Uneven Balayage Results
If one more person tries to tell me their stripes are “intentional contrast” I’m going to scream. The main issue? People rush the freehand application or, for some reason, use a stiff flat brush—why? That’s not even for balayage! Even pros mess up and end up with tiger stripes instead of that soft gradient everyone wants. I read on Mane Addicts that precise sectioning matters way more than “artistic flair,” which, yeah, no kidding.
You need a soft, tapered brush. It’s not optional. Patchy color and harsh lines? Usually just product buildup or not saturating thick sections. If you’ve ever walked out with hair that looks like a chessboard, it’s probably because someone skipped the basics—right angle, evenly loaded brush, and please, no old crusty bleach. Equipment upgrades beat “old tricks” every time. Strand test. It’s not rocket science.
Improper Use of Toners and Developers
People act like toners are magic erasers. They’re not. No toner fixes a bad bleach job. None. Overusing purple shampoo, picking the wrong developer, thinking “20-volume solves all”—it’s a mess. Online advice never mentions that toners only tweak what’s already there; they won’t fix patchy, uneven lift.

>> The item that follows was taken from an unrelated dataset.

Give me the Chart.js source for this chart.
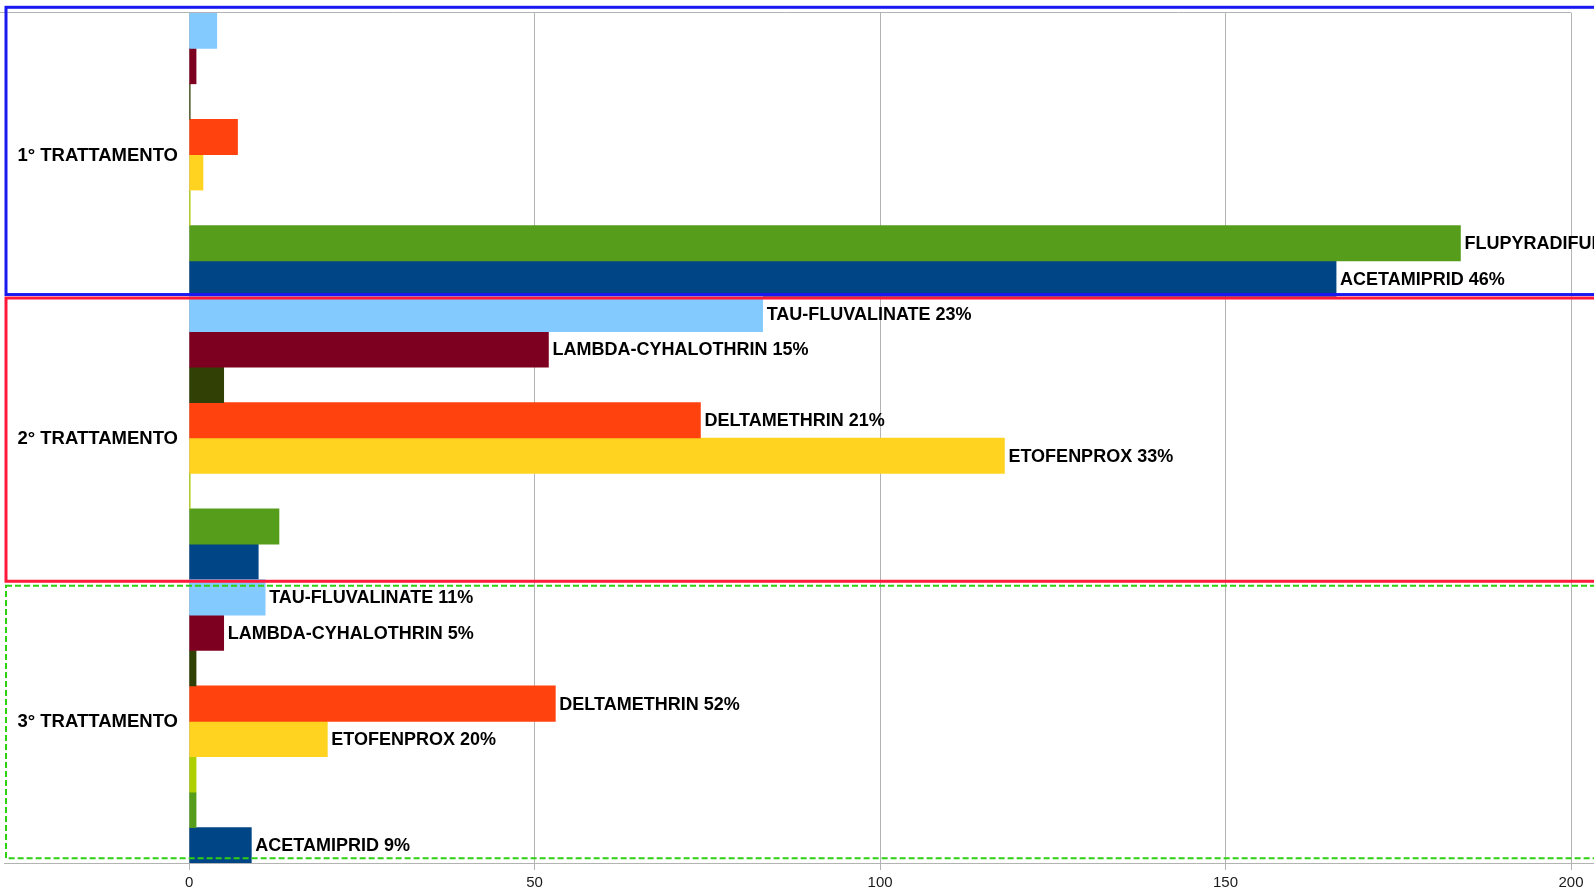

A Hairstyle Camp stylist explained it: toners just lock in your mistakes if you don’t fix the base first. Use 10-volume for deposit, not lift—your hair will thank you. And can we talk about undertones? Ash toner on orange hair doesn’t make beige, it makes green. I always, always test a swatch, double-check undertones, and stick to the level chart. If you skip that, just budget for a color correction. Nobody wants to, but you’ll end up there.